** Start **

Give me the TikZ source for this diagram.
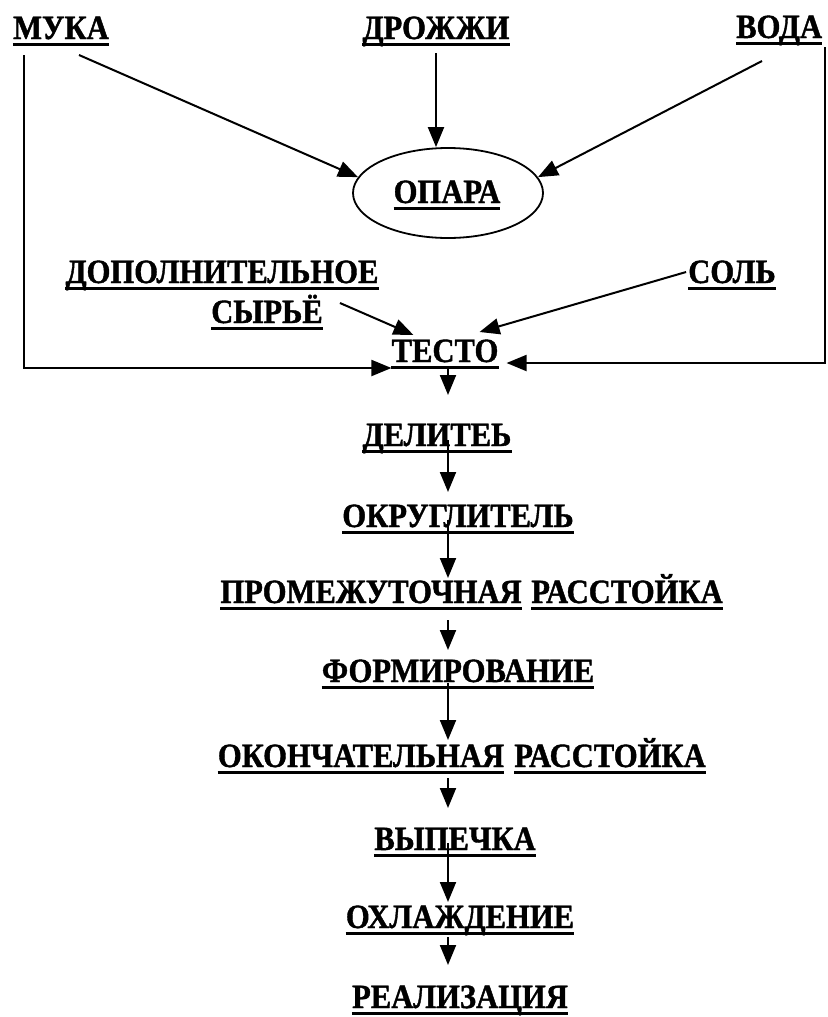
\documentclass[tikz,border=0pt]{standalone}
\usepackage{fontspec}
\setmainfont{Liberation Serif}[BoldFeatures={FakeStretch=0.9,FakeBold=1.2}]
\usetikzlibrary{arrows.meta,shapes.geometric}
\tikzset{
  word/.style={font=\bfseries\fontsize{34}{38}\selectfont, inner sep=0pt, anchor=base},
  arr/.style={line width=2pt, -{Triangle[length=20pt,width=16pt]}},
  uline/.style={line width=3pt}
}
\begin{document}
\begin{tikzpicture}[x=1pt,y=-1pt]
\useasboundingbox (0,0) rectangle (827,1017);
\node[word] (muka) at (61,39) {МУКА};
\node[word] (drozhzhi) at (436,39) {ДРОЖЖИ};
\node[word, anchor=base west] (voda) at (736,38) {ВОДА};
\node[draw, ellipse, line width=1.8pt, minimum width=190pt, minimum height=90pt] (opara) at (448,193) {};
\node[word] (oparatxt) at (447,203) {ОПАРА};
\node[word] (dop) at (222,283) {ДОПОЛНИТЕЛЬНОЕ};
\node[word] (syrie) at (267,323) {СЫРЬЁ};
\node[word] (sol) at (732,283) {СОЛЬ};
\node[word] (testo) at (445,362) {ТЕСТО};
\node[word] (delitel) at (437,446) {ДЕЛИТЕЬ};
\node[word] (okrug) at (458,527) {ОКРУГЛИТЕЛЬ};
\node[word] (prom) at (371,603) {ПРОМЕЖУТОЧНАЯ};
\node[word] (rass1) at (627,603) {РАССТОЙКА};
\node[word] (form) at (458,682) {ФОРМИРОВАНИЕ};
\node[word] (okon) at (361,767) {ОКОНЧАТЕЛЬНАЯ};
\node[word] (rass2) at (610,767) {РАССТОЙКА};
\node[word] (vyp) at (455,850) {ВЫПЕЧКА};
\node[word] (ohl) at (460,928) {ОХЛАЖДЕНИЕ};
\node[word] (real) at (460,1008) {РЕАЛИЗАЦИЯ};
\coordinate (ax) at (448,0);
\foreach \n in {muka,drozhzhi,voda,oparatxt,dop,syrie,sol,testo,delitel,okrug,prom,rass1,form,okon,rass2,vyp,ohl,real}
  \draw[uline] ([yshift=-5pt]\n.base west) -- ([yshift=-5pt]\n.base east);
\draw[arr] ([xshift=18pt,yshift=-16pt]muka.base) -- (opara.170);
\draw[arr] ([yshift=-14pt]drozhzhi.base) -- (drozhzhi.base |- opara.north);
\draw[arr] ([xshift=26pt,yshift=-23pt]voda.base west) -- (opara.10);
\draw[arr] ([xshift=17pt,yshift=20pt]syrie.base east) -- ([xshift=22pt,yshift=27pt]testo.base west);
\draw[arr] ([xshift=-2pt,yshift=11pt]sol.base west) -- ([xshift=-19pt,yshift=30pt]testo.base east);
\draw[arr] ([xshift=11pt,yshift=-16pt]muka.base west) |- ([yshift=-6pt]testo.base west);
\draw[arr] ([xshift=89pt,yshift=-9pt]voda.base west) |- ([xshift=8pt,yshift=-1pt]testo.base east);
\foreach \a/\b/\s/\e in {testo/delitel/-5pt/51pt, delitel/okrug/6pt/35pt, okrug/prom/7pt/25pt, prom/form/-17pt/32pt, form/okon/-1pt/27pt, okon/vyp/-11pt/42pt, vyp/ohl/7pt/26pt, ohl/real/-9pt/43pt}
  \draw[arr] ([yshift=\s]\a.base -| ax) -- ([yshift=\e]\b.base -| ax);
\end{tikzpicture}
\end{document}
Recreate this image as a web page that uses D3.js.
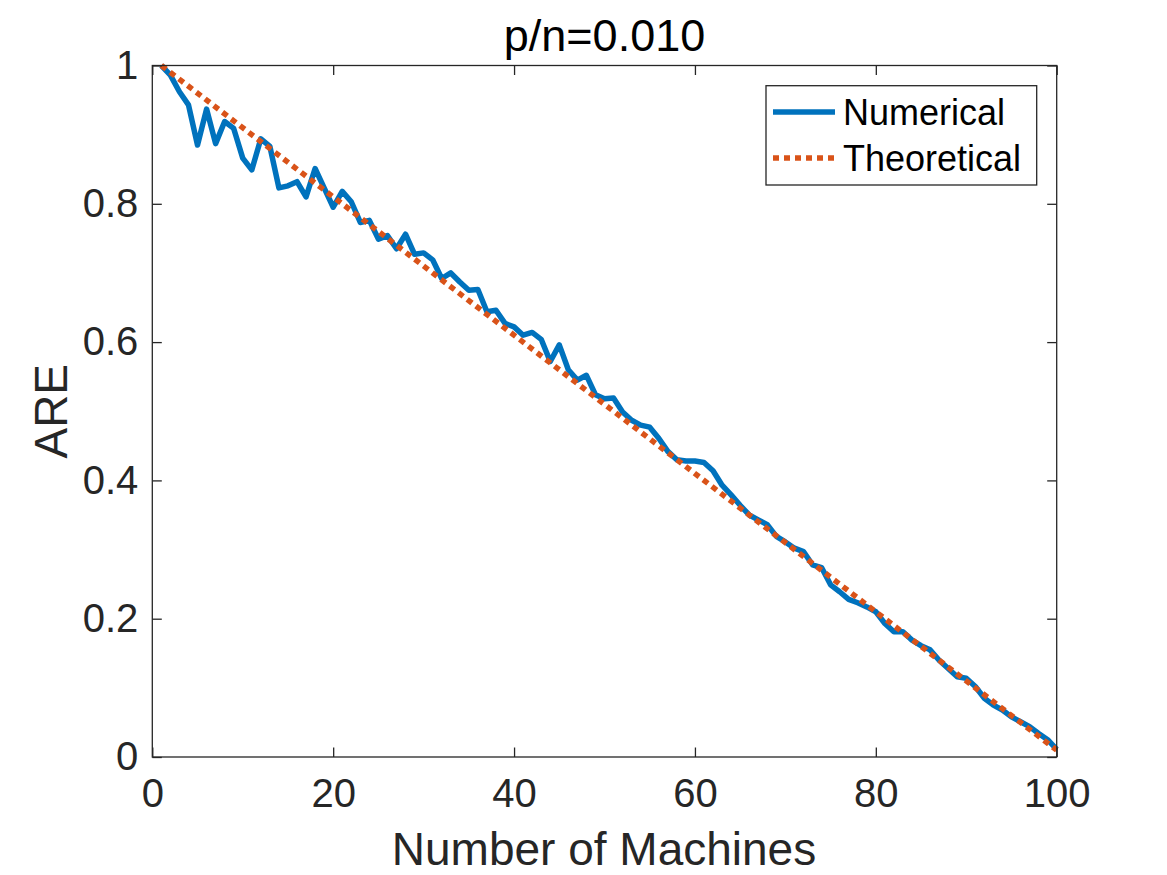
<!doctype html>
<html>
  <head>
    <meta charset="utf-8">
    <title>p/n=0.010</title>
    <script src="https://cdnjs.cloudflare.com/ajax/libs/d3/7.8.5/d3.min.js"></script>
    <style>
      body { margin: 0; background: #fff; }
      text { font-family: "Liberation Sans", Arial, Helvetica, sans-serif; }
    </style>
  </head>
  <body>
    <div id="chart"></div>
    <script>
      // values
      const numericalARE = [
        1.000, 0.986, 0.962, 0.943, 0.885, 0.937, 0.887, 0.919, 0.909, 0.866,
        0.849, 0.894, 0.883, 0.823, 0.826, 0.832, 0.810, 0.851, 0.823, 0.795,
        0.818, 0.803, 0.773, 0.776, 0.749, 0.754, 0.735, 0.756, 0.727, 0.729,
        0.719, 0.692, 0.700, 0.687, 0.675, 0.676, 0.644, 0.646, 0.627, 0.622,
        0.610, 0.614, 0.604, 0.572, 0.596, 0.560, 0.545, 0.552, 0.524, 0.518,
        0.519, 0.499, 0.487, 0.480, 0.477, 0.461, 0.442, 0.430, 0.428, 0.428,
        0.426, 0.414, 0.393, 0.379, 0.364, 0.350, 0.343, 0.336, 0.319, 0.311,
        0.302, 0.297, 0.278, 0.274, 0.249, 0.239, 0.228, 0.223, 0.217, 0.210,
        0.193, 0.181, 0.181, 0.169, 0.161, 0.155, 0.140, 0.128, 0.116, 0.114,
        0.102, 0.085, 0.075, 0.068, 0.058, 0.051, 0.044, 0.034, 0.025, 0.011
      ];
      // theoretical curve is a straight line between its two ends
      const theoryMachines = [1, 100];
      const theoryARE = [1.0, 0.01];

      const xTicks = [0, 20, 40, 60, 80, 100];
      const yTicks = [0, 0.2, 0.4, 0.6, 0.8, 1];
      const yTickLabels = ["0", "0.2", "0.4", "0.6", "0.8", "1"];
      const seriesNames = ["Numerical", "Theoretical"];

      const W = 1167, H = 875;
      const plotL = 152.3, plotR = 1056.7, plotT = 65.5, plotB = 757;
      const blue = "#0072BD", orange = "#D95319", axisCol = "#262626";

      const svg = d3.select("#chart").append("svg")
        .attr("width", W).attr("height", H);

      const x = d3.scaleLinear().domain([0, 100]).range([plotL, plotR]);
      const y = d3.scaleLinear().domain([0, 1]).range([plotB, plotT]);

      const numData = numericalARE.map((v, i) => ({ m: i + 1, v: v }));
      const theoryData = theoryMachines.map((m, i) => ({ m: m, v: theoryARE[i] }));

      const line = d3.line().x(d => x(d.m)).y(d => y(d.v));

      // plot lines
      svg.append("path")
        .datum(numData)
        .attr("d", line)
        .attr("fill", "none")
        .attr("stroke", blue)
        .attr("stroke-width", 5.5)
        .attr("stroke-linejoin", "round");

      svg.append("path")
        .datum(theoryData)
        .attr("d", line)
        .attr("fill", "none")
        .attr("stroke", orange)
        .attr("stroke-width", 5.5)
        .attr("stroke-dasharray", "6,5");

      // axes, ticks point inward
      const tick = 9.5;
      function styleAxis(g) {
        g.select(".domain").remove();
        g.selectAll(".tick line").attr("stroke", axisCol).attr("stroke-width", 1.3);
        g.selectAll(".tick text")
          .attr("fill", axisCol)
          .style("font-size", "40px")
          .style("font-family", '"Liberation Sans", Arial, sans-serif');
      }

      svg.append("g")
        .attr("transform", `translate(0,${plotB})`)
        .call(d3.axisBottom(x).tickValues(xTicks).tickSizeInner(-tick).tickSizeOuter(0).tickPadding(22))
        .call(styleAxis);

      svg.append("g")
        .attr("transform", `translate(0,${plotT})`)
        .call(d3.axisTop(x).tickValues(xTicks).tickSizeInner(-tick).tickSizeOuter(0).tickFormat(""))
        .call(styleAxis);

      svg.append("g")
        .attr("transform", `translate(${plotL},0)`)
        .call(d3.axisLeft(y).tickValues(yTicks).tickSizeInner(-tick).tickSizeOuter(0).tickPadding(14)
          .tickFormat((d, i) => yTickLabels[i]))
        .call(styleAxis);

      svg.append("g")
        .attr("transform", `translate(${plotR},0)`)
        .call(d3.axisRight(y).tickValues(yTicks).tickSizeInner(-tick).tickSizeOuter(0).tickFormat(""))
        .call(styleAxis);

      svg.append("rect")
        .attr("x", plotL).attr("y", plotT)
        .attr("width", plotR - plotL).attr("height", plotB - plotT)
        .attr("fill", "none")
        .attr("stroke", axisCol)
        .attr("stroke-width", 1.3);

      // title and labels
      svg.append("text")
        .attr("x", (plotL + plotR) / 2).attr("y", 51)
        .attr("text-anchor", "middle")
        .attr("fill", "#000")
        .style("font-size", "45px")
        .text("p/n=0.010");

      svg.append("text")
        .attr("x", 604).attr("y", 865)
        .attr("text-anchor", "middle")
        .attr("fill", axisCol)
        .style("font-size", "46px")
        .text("Number of Machines");

      svg.append("text")
        .attr("transform", `translate(67,${(plotT + plotB) / 2}) rotate(-90)`)
        .attr("text-anchor", "middle")
        .attr("fill", axisCol)
        .style("font-size", "46px")
        .text("ARE");

      // legend
      const lg = svg.append("g");
      lg.append("rect")
        .attr("x", 766).attr("y", 85.7)
        .attr("width", 1036.7 - 766).attr("height", 185 - 85.7)
        .attr("fill", "#fff")
        .attr("stroke", axisCol)
        .attr("stroke-width", 1.3);

      const legendRows = [
        { name: seriesNames[0], color: blue, dash: null, ly: 112 },
        { name: seriesNames[1], color: orange, dash: "6,5", ly: 158 }
      ];
      legendRows.forEach(r => {
        lg.append("line")
          .attr("x1", 773).attr("x2", 835)
          .attr("y1", r.ly).attr("y2", r.ly)
          .attr("stroke", r.color)
          .attr("stroke-width", 5.5)
          .attr("stroke-dasharray", r.dash);
        lg.append("text")
          .attr("x", 843).attr("y", r.ly + 13)
          .attr("fill", "#000")
          .style("font-size", "36px")
          .text(r.name);
      });
    </script>
  </body>
</html>
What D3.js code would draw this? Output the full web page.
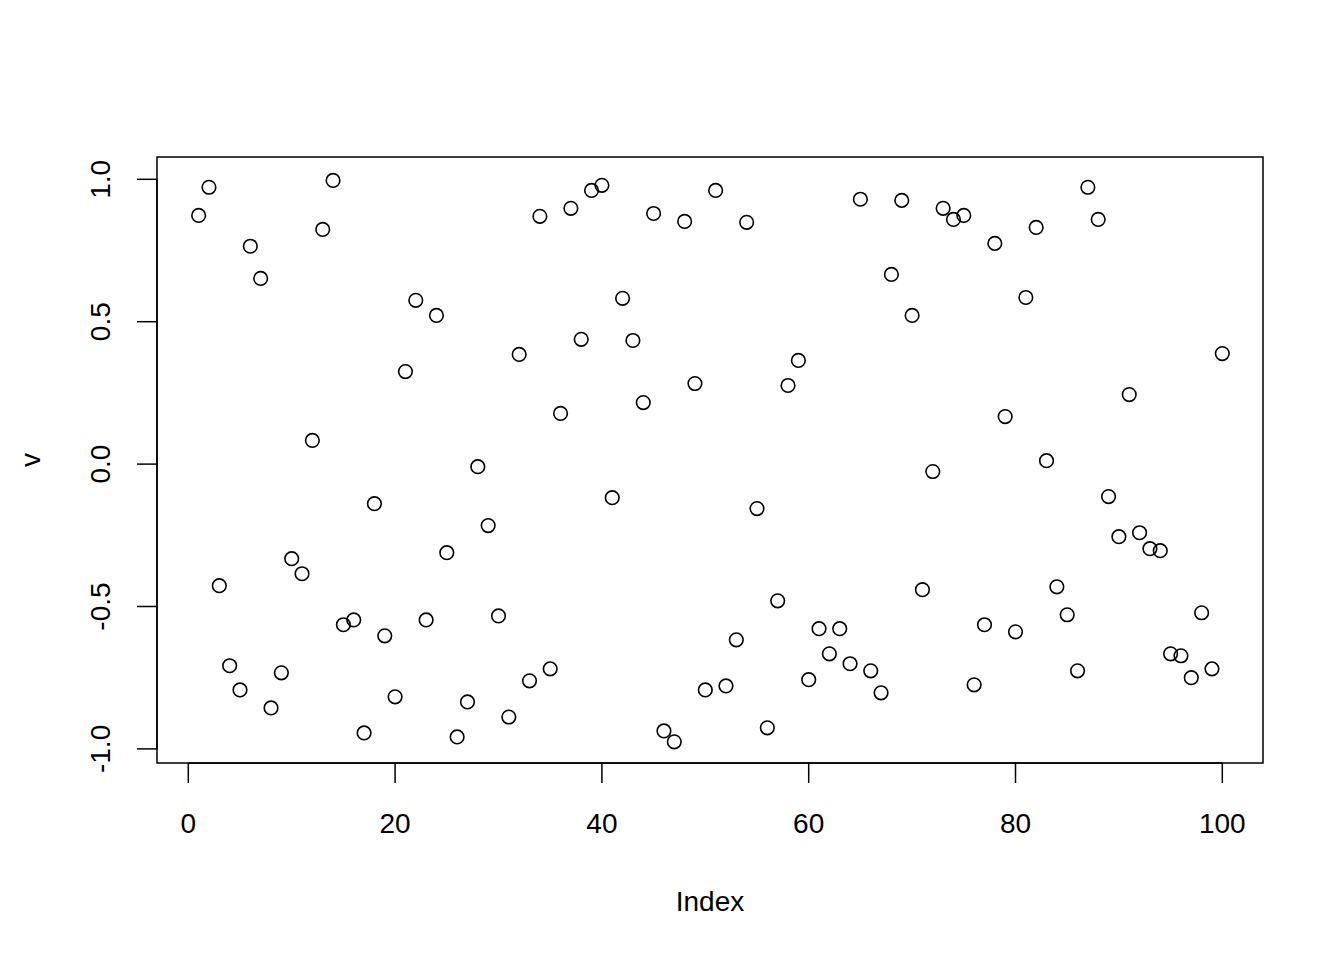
<!DOCTYPE html>
<html><head><meta charset="utf-8">
<script src="https://cdn.jsdelivr.net/npm/d3@7"></script>
<style>body{margin:0;background:#fff}text{font-family:"Liberation Sans",Arial,sans-serif}</style>
</head><body>
<svg id="c" width="1344" height="960"></svg>
<script>
const values = [0.873,0.972,-0.427,-0.708,-0.793,0.765,0.652,-0.856,-0.733,-0.332,
-0.385,0.083,0.824,0.996,-0.564,-0.547,-0.944,-0.139,-0.603,-0.817,
0.325,0.575,-0.547,0.522,-0.311,-0.958,-0.835,-0.009,-0.216,-0.533,
-0.888,0.385,-0.761,0.870,-0.719,0.178,0.898,0.438,0.961,0.979,
-0.118,0.582,0.434,0.216,0.880,-0.937,-0.975,0.852,0.283,-0.793,
0.961,-0.779,-0.617,0.849,-0.156,-0.926,-0.480,0.276,0.364,-0.757,
-0.578,-0.666,-0.578,-0.701,0.930,-0.726,-0.803,0.666,0.926,0.522,
-0.441,-0.026,0.898,0.859,0.873,-0.775,-0.564,0.775,0.167,-0.589,
0.585,0.831,0.012,-0.431,-0.529,-0.726,0.972,0.859,-0.114,-0.255,
0.244,-0.241,-0.297,-0.304,-0.666,-0.673,-0.750,-0.522,-0.719,0.388];
const xTicks = [0,20,40,60,80,100];
const yTicks = [-1.0,-0.5,0.0,0.5,1.0];
const xLabel = "Index", yLabel = "v";

const svg = d3.select("#c");
const box = {l:157, r:1263, t:157, b:763};
const x = d3.scaleLinear().domain([0,100]).range([188.3,1222.3]);
const y = d3.scaleLinear().domain([-1,1]).range([748.9,179.3]);

svg.append("rect").attr("x",box.l).attr("y",box.t).attr("width",box.r-box.l).attr("height",box.b-box.t)
  .attr("fill","none").attr("stroke","#000").attr("stroke-width",1.5);

// x axis
const gx = svg.append("g").attr("transform",`translate(0,${box.b})`);
gx.append("line").attr("x1",x(0)).attr("x2",x(100)).attr("stroke","#000").attr("stroke-width",1.5);
gx.selectAll("line.t").data(xTicks).join("line").attr("class","t")
  .attr("x1",d=>x(d)).attr("x2",d=>x(d)).attr("y1",0).attr("y2",20).attr("stroke","#000").attr("stroke-width",1.5);
gx.selectAll("text").data(xTicks).join("text").attr("x",d=>x(d)).attr("y",70)
  .attr("text-anchor","middle").attr("font-size",28).text(d=>d);

// y axis
const gy = svg.append("g").attr("transform",`translate(${box.l},0)`);
gy.append("line").attr("y1",y(-1)).attr("y2",y(1)).attr("stroke","#000").attr("stroke-width",1.5);
gy.selectAll("line.t").data(yTicks).join("line").attr("class","t")
  .attr("y1",d=>y(d)).attr("y2",d=>y(d)).attr("x1",0).attr("x2",-20).attr("stroke","#000").attr("stroke-width",1.5);
gy.selectAll("text").data(yTicks).join("text")
  .attr("transform",d=>`translate(-47,${y(d)}) rotate(-90)`)
  .attr("text-anchor","middle").attr("font-size",28).text(d=>d.toFixed(1));

svg.append("text").attr("x",(box.l+box.r)/2).attr("y",911).attr("text-anchor","middle").attr("font-size",28).text(xLabel);
svg.append("text").attr("transform",`translate(40,${(box.t+box.b)/2}) rotate(-90)`).attr("text-anchor","middle").attr("font-size",28).text(yLabel);

svg.selectAll("circle.p").data(values).join("circle").attr("class","p")
  .attr("cx",(d,i)=>x(i+1)).attr("cy",d=>y(d)).attr("r",6.8)
  .attr("fill","none").attr("stroke","#000").attr("stroke-width",1.6);
</script>
</body></html>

** End **

What to do
Leaving out all pictures, set down exactly the lines of the material above, from the line with "What D3.js code" to the line with "const y = d3.scaleLinear().domain([-1,1]).range([748.9,179.3]);" inclusive, and no others.

Written response
What D3.js code would draw this? Output the full web page.
<!DOCTYPE html>
<html><head><meta charset="utf-8">
<script src="https://cdn.jsdelivr.net/npm/d3@7"></script>
<style>body{margin:0;background:#fff}text{font-family:"Liberation Sans",Arial,sans-serif}</style>
</head><body>
<svg id="c" width="1344" height="960"></svg>
<script>
const values = [0.873,0.972,-0.427,-0.708,-0.793,0.765,0.652,-0.856,-0.733,-0.332,
-0.385,0.083,0.824,0.996,-0.564,-0.547,-0.944,-0.139,-0.603,-0.817,
0.325,0.575,-0.547,0.522,-0.311,-0.958,-0.835,-0.009,-0.216,-0.533,
-0.888,0.385,-0.761,0.870,-0.719,0.178,0.898,0.438,0.961,0.979,
-0.118,0.582,0.434,0.216,0.880,-0.937,-0.975,0.852,0.283,-0.793,
0.961,-0.779,-0.617,0.849,-0.156,-0.926,-0.480,0.276,0.364,-0.757,
-0.578,-0.666,-0.578,-0.701,0.930,-0.726,-0.803,0.666,0.926,0.522,
-0.441,-0.026,0.898,0.859,0.873,-0.775,-0.564,0.775,0.167,-0.589,
0.585,0.831,0.012,-0.431,-0.529,-0.726,0.972,0.859,-0.114,-0.255,
0.244,-0.241,-0.297,-0.304,-0.666,-0.673,-0.750,-0.522,-0.719,0.388];
const xTicks = [0,20,40,60,80,100];
const yTicks = [-1.0,-0.5,0.0,0.5,1.0];
const xLabel = "Index", yLabel = "v";

const svg = d3.select("#c");
const box = {l:157, r:1263, t:157, b:763};
const x = d3.scaleLinear().domain([0,100]).range([188.3,1222.3]);
const y = d3.scaleLinear().domain([-1,1]).range([748.9,179.3]);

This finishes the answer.